We went on to the gloomy Victorian premises of the Northern Counties Club, where many Apprentice Boys were gathering for their dinner. It was 11.30 and their service at St Columb’s Cathedral was now over. The news was that in the middle of the previous night the RUC had agreed to allow thirteen Apprentice Boys to touch each of the gates in Derry’s walls as a symbolic re-enactment of their closing in 1690. At Butcher Gate, the RUC had asked one of the BRG stewards who was on duty all night if they could speak to MacNiallais. ‘When I found that no regalia at all was involved,’ MacNiallais explained to An Phoblacht/Republican News, ‘no bands or singing or shouting sectarian remarks, I told them we had no problem with this. Myself and a group of stewards escorted them to Butcher Gate, to Magazine Gate and towards Shipquay Gate.
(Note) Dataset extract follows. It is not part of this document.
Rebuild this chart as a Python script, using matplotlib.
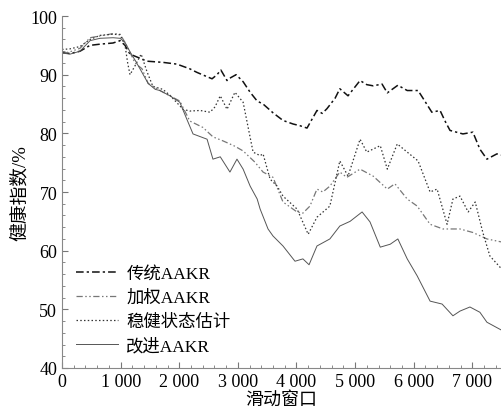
import matplotlib
matplotlib.use("Agg")
import matplotlib.pyplot as plt
from matplotlib.ticker import MultipleLocator, FuncFormatter

plt.rcParams['font.family'] = ['Liberation Serif', 'Noto Sans CJK SC', 'DejaVu Sans']

# ---- data ----
trad_x = [0, 136, 307, 478, 648, 870, 990, 1075, 1160, 1330, 1450, 1720, 1960, 2180, 2300, 2440,
          2560, 2645, 2710, 2815, 2880, 2970, 3090, 3210, 3330, 3430, 3600, 3770, 3940, 4060, 4180,
          4350, 4440, 4520, 4660, 4740, 4880, 5085, 5200, 5310, 5460, 5550, 5730, 5890, 6075, 6190,
          6310, 6450, 6540, 6620, 6840, 7010, 7130, 7250, 7420, 7490]
trad_y = [93.8, 93.6, 94.0, 95.0, 95.2, 95.4, 95.8, 95.0, 93.5, 92.8, 92.3, 92.1, 91.8, 91.0, 90.4, 89.8,
          89.3, 90.0, 90.8, 89.0, 89.5, 90.0, 88.8, 87.0, 85.5, 85.0, 83.5, 82.2, 81.6, 81.3, 80.9,
          83.9, 83.4, 84.2, 86.0, 87.6, 86.4, 89.0, 88.3, 88.1, 88.4, 86.9, 88.2, 87.3, 87.3, 85.5,
          83.6, 83.9, 82.0, 80.5, 79.9, 80.2, 77.3, 75.6, 76.5, 76.3]

wt_x = [0, 136, 307, 478, 648, 870, 990, 1075, 1160, 1245, 1365, 1470, 1590, 1670, 1840, 2010, 2180,
        2405, 2575, 2750, 2950, 3090, 3290, 3430, 3600, 3770, 4010, 4110, 4230, 4350, 4450, 4570,
        4740, 4860, 5085, 5310, 5550, 5680, 5890, 6060, 6280, 6500, 6790, 7010, 7250, 7490]
wt_y = [93.6, 93.9, 94.5, 96.3, 96.6, 97.0, 96.9, 95.5, 93.8, 92.0, 91.0, 88.5, 87.8, 87.3, 86.4, 85.5, 82.1,
        81.0, 79.4, 78.7, 77.8, 77.0, 75.1, 73.4, 72.5, 68.3, 66.6, 66.4, 67.6, 70.5, 70.0, 71.0,
        73.4, 72.5, 73.9, 72.7, 70.5, 71.4, 68.8, 67.6, 64.5, 63.7, 63.7, 63.1, 62.0, 61.5]

rob_x = [0, 136, 307, 478, 648, 870, 990, 1075, 1120, 1160, 1245, 1350, 1450, 1550, 1720, 1840, 2065,
         2180, 2355, 2525, 2610, 2700, 2815, 2950, 3090, 3170, 3260, 3380, 3430, 3550, 3670, 3770,
         4010, 4200, 4350, 4570, 4740, 4880, 5085, 5200, 5430, 5550, 5720, 5890, 6075, 6280, 6400,
         6570, 6670, 6790, 6930, 7050, 7180, 7300, 7490]
rob_y = [94.3, 94.4, 94.8, 96.0, 96.7, 96.9, 96.8, 95.0, 92.0, 90.0, 91.5, 93.5, 90.5, 88.0, 87.5, 86.5, 84.1,
         83.8, 83.9, 83.6, 84.5, 86.4, 84.1, 87.0, 85.3, 81.3, 76.8, 76.2, 76.5, 72.2, 71.0, 69.3,
         67.1, 62.8, 65.7, 67.6, 75.3, 72.7, 79.0, 76.8, 77.9, 73.9, 78.2, 76.8, 75.3, 70.0, 70.5,
         64.5, 68.8, 69.3, 66.6, 68.3, 63.1, 59.1, 57.0]

imp_x = [0, 136, 307, 478, 648, 870, 990, 1075, 1160, 1245, 1330, 1470, 1590, 1670, 1840, 2010, 2130,
         2235, 2475, 2575, 2700, 2865, 2985, 3090, 3210, 3330, 3380, 3515, 3600, 3770, 3975, 4110,
         4215, 4350, 4570, 4740, 4915, 5120, 5255, 5430, 5600, 5730, 5890, 6060, 6280, 6485, 6670,
         6790, 6960, 7130, 7250, 7490]
imp_y = [93.7, 93.5, 94.0, 95.8, 96.2, 96.3, 96.2, 95.5, 93.9, 92.5, 91.0, 88.5, 87.5, 87.3, 86.4, 85.3, 82.4,
         79.9, 79.0, 75.6, 76.0, 73.4, 75.6, 73.9, 71.0, 68.8, 67.1, 63.7, 62.5, 60.8, 58.2, 58.6,
         57.6, 60.8, 62.0, 64.2, 65.0, 66.6, 64.9, 60.6, 61.1, 62.0, 58.6, 55.7, 51.4, 50.9, 48.9,
         49.7, 50.4, 49.5, 47.8, 46.5]

labels = ['传统AAKR', '加权AAKR', '稳健状态估计', '改进AAKR']
x_ticks = [0, 1000, 2000, 3000, 4000, 5000, 6000, 7000]
y_ticks = [40, 50, 60, 70, 80, 90, 100]

# ---- plot ----
fig = plt.figure(figsize=(5.01, 4.10), dpi=100)
ax = fig.add_axes([0.1238, 0.1, 0.8762, 0.8585])

ax.plot(trad_x, trad_y, color='#111111', lw=1.1, linestyle=(0, (5, 2, 1.5, 2)), label=labels[0])
ax.plot(wt_x, wt_y, color='#777777', lw=0.9, linestyle=(0, (5, 2, 1.2, 2, 1.2, 2)), label=labels[1])
ax.plot(rob_x, rob_y, color='#333333', lw=0.9, linestyle=(0, (1.2, 1.8)), label=labels[2])
ax.plot(imp_x, imp_y, color='#555555', lw=0.7, linestyle='-', label=labels[3])

ax.set_xlim(0, 7490)
ax.set_ylim(40, 100)
ax.set_xticks(x_ticks)
ax.set_yticks(y_ticks)
ax.xaxis.set_major_formatter(FuncFormatter(lambda v, p: '0' if v == 0 else f'{int(v)//1000} {int(v)%1000:03d}'))
ax.xaxis.set_minor_locator(MultipleLocator(200))
ax.yaxis.set_minor_locator(MultipleLocator(2))
ax.tick_params(which='both', direction='in', color='#777777', labelsize=13)
ax.tick_params(which='major', length=4)
ax.tick_params(which='minor', length=2)
for s in ['top', 'right']:
    ax.spines[s].set_visible(False)
for s in ['left', 'bottom']:
    ax.spines[s].set_color('#888888')

ax.set_xlabel('滑动窗口', fontsize=13, labelpad=1)
ax.set_ylabel('健康指数/%', fontsize=13.5, labelpad=1)

leg = ax.legend(loc='lower left', frameon=False, fontsize=12.5, handlelength=2.4,
                handletextpad=0.5, bbox_to_anchor=(0.0, 0.0), borderaxespad=0.4,
                labelspacing=0.45)

fig.savefig('out.png', dpi=100)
It was all very respectful on every side.’ For the Apprentice Boys, being patronized like that was very hard to bear.

We supped beer with Chris McGimpsey and several other of his brethren and left him to his big feed while we went to the Apprentice Boys’ Memorial Hall, paint-spattered and pock-marked from the paint bombs and ball-bearings that are launched at it regularly from the Bogside. In a tiny garden beside it is a statue of one of the Apprentice Boys’ heroes, Governor Walker. In the 1970s the tall pillar on which he stood was destroyed by a bomb; more recently another blew his hand off and damaged his face. Alistair Simpson spoke to the media and the crowd to announce that though they greatly regretted being prevented from walking the walls, they would not challenge the ban, but would walk the walls another day of their own choosing. Face was saved. The majority of the Apprentice Boys were relieved; the more militant were disappointed. Like most of the media they had been hoping for a fight.